Serbia and Kosovo have settled an ethnic dispute over the movement of citizens across their border, European Union foreign policy chief Josep Borrell said Saturday.

“We have a deal,” Borrell said in a tweet. “Kosovo Serbs, as well as all other citizens, will be able to travel freely between Kosovo & Serbia using their ID cards. The EU just received guarantees from PM [Albin] Kurti to this end.” 

The dispute stemmed from predominantly ethnic Albanian Kosovo’s declaration of independence from Serbia in 2008, something Belgrade has refused to recognize.

Serbia and Kosovo still have to agree on the hotly contested use of Serbian car number plates issued in the north of Kosovo where Serbs defy the government in Pristina and see Belgrade as their capital.

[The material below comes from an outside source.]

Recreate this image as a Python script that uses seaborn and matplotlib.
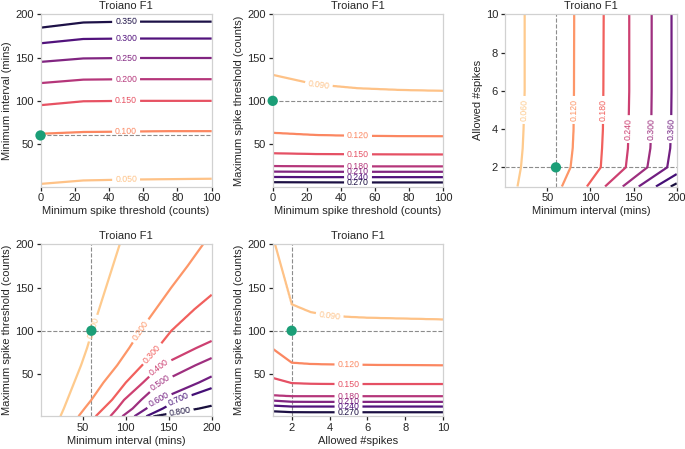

Independent Kosovo is recognized by the United States, all but five EU members, but not by a number of other states including Serbia’s allies Russia and China.

The most recent flareup of tensions between Serbia and Kosovo has been triggered by a directive for Kosovo authorities for local Serbs to switch their car number plates from Serbian to Kosovo ones from September 1.

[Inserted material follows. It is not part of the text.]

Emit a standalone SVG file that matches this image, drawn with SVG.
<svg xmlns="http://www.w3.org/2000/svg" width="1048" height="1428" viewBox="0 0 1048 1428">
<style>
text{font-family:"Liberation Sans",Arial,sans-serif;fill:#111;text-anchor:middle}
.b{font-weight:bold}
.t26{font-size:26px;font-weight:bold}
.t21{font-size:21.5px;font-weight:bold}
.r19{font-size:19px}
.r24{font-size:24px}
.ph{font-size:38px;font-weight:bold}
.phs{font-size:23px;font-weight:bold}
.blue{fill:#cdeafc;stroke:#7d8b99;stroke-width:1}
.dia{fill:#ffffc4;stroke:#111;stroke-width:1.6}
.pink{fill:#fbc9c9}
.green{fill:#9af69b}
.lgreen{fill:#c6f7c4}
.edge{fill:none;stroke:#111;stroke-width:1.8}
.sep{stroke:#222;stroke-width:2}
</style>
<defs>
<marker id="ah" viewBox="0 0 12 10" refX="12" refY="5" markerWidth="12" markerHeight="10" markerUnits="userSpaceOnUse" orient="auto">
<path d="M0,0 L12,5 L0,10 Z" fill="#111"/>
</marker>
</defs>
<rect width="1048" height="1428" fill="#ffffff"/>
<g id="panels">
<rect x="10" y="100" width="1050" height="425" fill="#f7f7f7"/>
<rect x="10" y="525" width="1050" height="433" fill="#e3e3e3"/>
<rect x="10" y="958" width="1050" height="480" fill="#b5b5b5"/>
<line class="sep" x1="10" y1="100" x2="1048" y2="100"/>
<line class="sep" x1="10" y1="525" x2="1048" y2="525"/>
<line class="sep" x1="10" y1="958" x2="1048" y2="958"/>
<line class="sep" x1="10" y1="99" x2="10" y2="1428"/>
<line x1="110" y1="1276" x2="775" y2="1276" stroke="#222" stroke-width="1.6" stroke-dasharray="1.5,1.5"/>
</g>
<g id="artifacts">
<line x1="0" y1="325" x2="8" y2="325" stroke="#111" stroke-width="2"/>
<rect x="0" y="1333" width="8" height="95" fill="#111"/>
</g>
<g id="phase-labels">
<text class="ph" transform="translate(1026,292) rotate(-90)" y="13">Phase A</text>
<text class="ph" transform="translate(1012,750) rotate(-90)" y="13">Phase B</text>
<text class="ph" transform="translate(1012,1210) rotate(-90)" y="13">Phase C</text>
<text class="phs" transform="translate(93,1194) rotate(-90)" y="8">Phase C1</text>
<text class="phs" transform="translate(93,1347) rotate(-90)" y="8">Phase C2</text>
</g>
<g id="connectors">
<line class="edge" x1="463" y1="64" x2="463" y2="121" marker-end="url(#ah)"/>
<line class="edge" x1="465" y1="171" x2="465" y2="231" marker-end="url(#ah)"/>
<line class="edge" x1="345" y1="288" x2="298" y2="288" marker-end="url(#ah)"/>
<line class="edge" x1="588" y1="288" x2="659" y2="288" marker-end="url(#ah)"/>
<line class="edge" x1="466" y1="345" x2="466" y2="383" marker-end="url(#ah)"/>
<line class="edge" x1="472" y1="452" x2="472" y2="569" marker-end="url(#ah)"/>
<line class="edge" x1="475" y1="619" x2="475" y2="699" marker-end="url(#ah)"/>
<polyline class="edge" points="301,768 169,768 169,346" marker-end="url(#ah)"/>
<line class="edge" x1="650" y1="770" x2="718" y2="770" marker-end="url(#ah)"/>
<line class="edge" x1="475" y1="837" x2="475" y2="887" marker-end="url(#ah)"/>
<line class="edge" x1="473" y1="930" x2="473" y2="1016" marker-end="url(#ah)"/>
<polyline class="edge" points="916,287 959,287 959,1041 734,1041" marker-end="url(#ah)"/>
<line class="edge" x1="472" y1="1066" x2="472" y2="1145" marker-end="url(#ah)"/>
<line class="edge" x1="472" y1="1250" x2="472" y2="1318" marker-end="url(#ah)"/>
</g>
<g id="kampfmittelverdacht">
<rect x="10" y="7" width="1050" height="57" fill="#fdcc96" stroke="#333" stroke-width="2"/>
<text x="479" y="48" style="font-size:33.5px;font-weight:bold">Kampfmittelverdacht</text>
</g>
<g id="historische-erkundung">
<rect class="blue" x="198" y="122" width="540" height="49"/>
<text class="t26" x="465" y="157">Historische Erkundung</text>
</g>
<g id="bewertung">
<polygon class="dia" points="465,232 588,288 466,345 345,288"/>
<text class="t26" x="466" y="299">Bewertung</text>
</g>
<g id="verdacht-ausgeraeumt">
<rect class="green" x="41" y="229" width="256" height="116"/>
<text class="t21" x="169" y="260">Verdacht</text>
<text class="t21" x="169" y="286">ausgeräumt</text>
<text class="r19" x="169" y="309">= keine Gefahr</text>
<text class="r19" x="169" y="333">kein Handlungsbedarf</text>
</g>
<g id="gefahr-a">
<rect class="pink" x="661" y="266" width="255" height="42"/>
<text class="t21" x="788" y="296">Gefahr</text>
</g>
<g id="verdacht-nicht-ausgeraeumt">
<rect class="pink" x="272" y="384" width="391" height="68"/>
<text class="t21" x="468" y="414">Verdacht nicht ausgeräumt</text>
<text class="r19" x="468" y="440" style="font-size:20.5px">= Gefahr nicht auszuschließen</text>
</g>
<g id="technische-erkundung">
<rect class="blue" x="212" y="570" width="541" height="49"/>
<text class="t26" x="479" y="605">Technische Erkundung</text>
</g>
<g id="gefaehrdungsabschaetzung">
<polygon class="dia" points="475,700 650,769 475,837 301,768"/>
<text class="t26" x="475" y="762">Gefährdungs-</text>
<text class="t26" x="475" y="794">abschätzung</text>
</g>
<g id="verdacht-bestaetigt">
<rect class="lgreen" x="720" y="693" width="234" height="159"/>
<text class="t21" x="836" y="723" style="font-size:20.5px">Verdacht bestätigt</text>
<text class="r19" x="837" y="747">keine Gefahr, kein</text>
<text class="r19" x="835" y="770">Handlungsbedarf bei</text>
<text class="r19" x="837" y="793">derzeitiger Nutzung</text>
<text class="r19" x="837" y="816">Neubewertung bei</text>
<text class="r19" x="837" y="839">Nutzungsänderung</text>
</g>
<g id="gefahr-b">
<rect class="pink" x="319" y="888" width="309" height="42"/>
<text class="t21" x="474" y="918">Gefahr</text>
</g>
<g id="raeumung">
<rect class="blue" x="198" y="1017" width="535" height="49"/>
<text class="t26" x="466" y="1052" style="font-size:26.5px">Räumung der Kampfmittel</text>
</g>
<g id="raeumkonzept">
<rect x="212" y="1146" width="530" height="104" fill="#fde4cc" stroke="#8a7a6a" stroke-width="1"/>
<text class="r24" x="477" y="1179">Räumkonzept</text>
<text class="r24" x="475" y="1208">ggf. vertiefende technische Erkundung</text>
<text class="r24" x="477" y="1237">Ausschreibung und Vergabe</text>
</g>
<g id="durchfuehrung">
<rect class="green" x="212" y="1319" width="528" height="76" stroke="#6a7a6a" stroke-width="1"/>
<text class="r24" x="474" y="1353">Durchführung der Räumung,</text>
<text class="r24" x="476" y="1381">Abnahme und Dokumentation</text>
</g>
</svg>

Serbs from northern Kosovo, responded by setting roadblocks and clashing sporadically with police before NATO peacekeepers oversaw their removal.

The talks between EU and U.S. envoys with the authorities in Serbia and Kosovo have so far failed to yield concrete results about the car number plates issue.

Earlier in the day, Serbia’s President Aleksandar Vucic said he was hoping the EU would provide guarantees for the personal documents agreement. He also said Serbia would be issuing a “a general disclaimer” in which it would be written that the use of identity cards issued by Pristina was allowed for practical reasons with an aim of facilitating the freedom of movement but not tantamount to the recognition of Kosovo’s independence.

“Under the EU-facilitated Dialogue, Serbia agreed to abolish entry/exit documents for Kosovo ID holders and Kosovo agreed to not introduce them for Serbian ID holders,” Borrell tweeted.

Belgrade and Kosovo’s Serb minority also claim entitlement under a 2013 EU-brokered agreement to an association of semi-autonomous majority-Serb municipalities, which Pristina has refused to implement.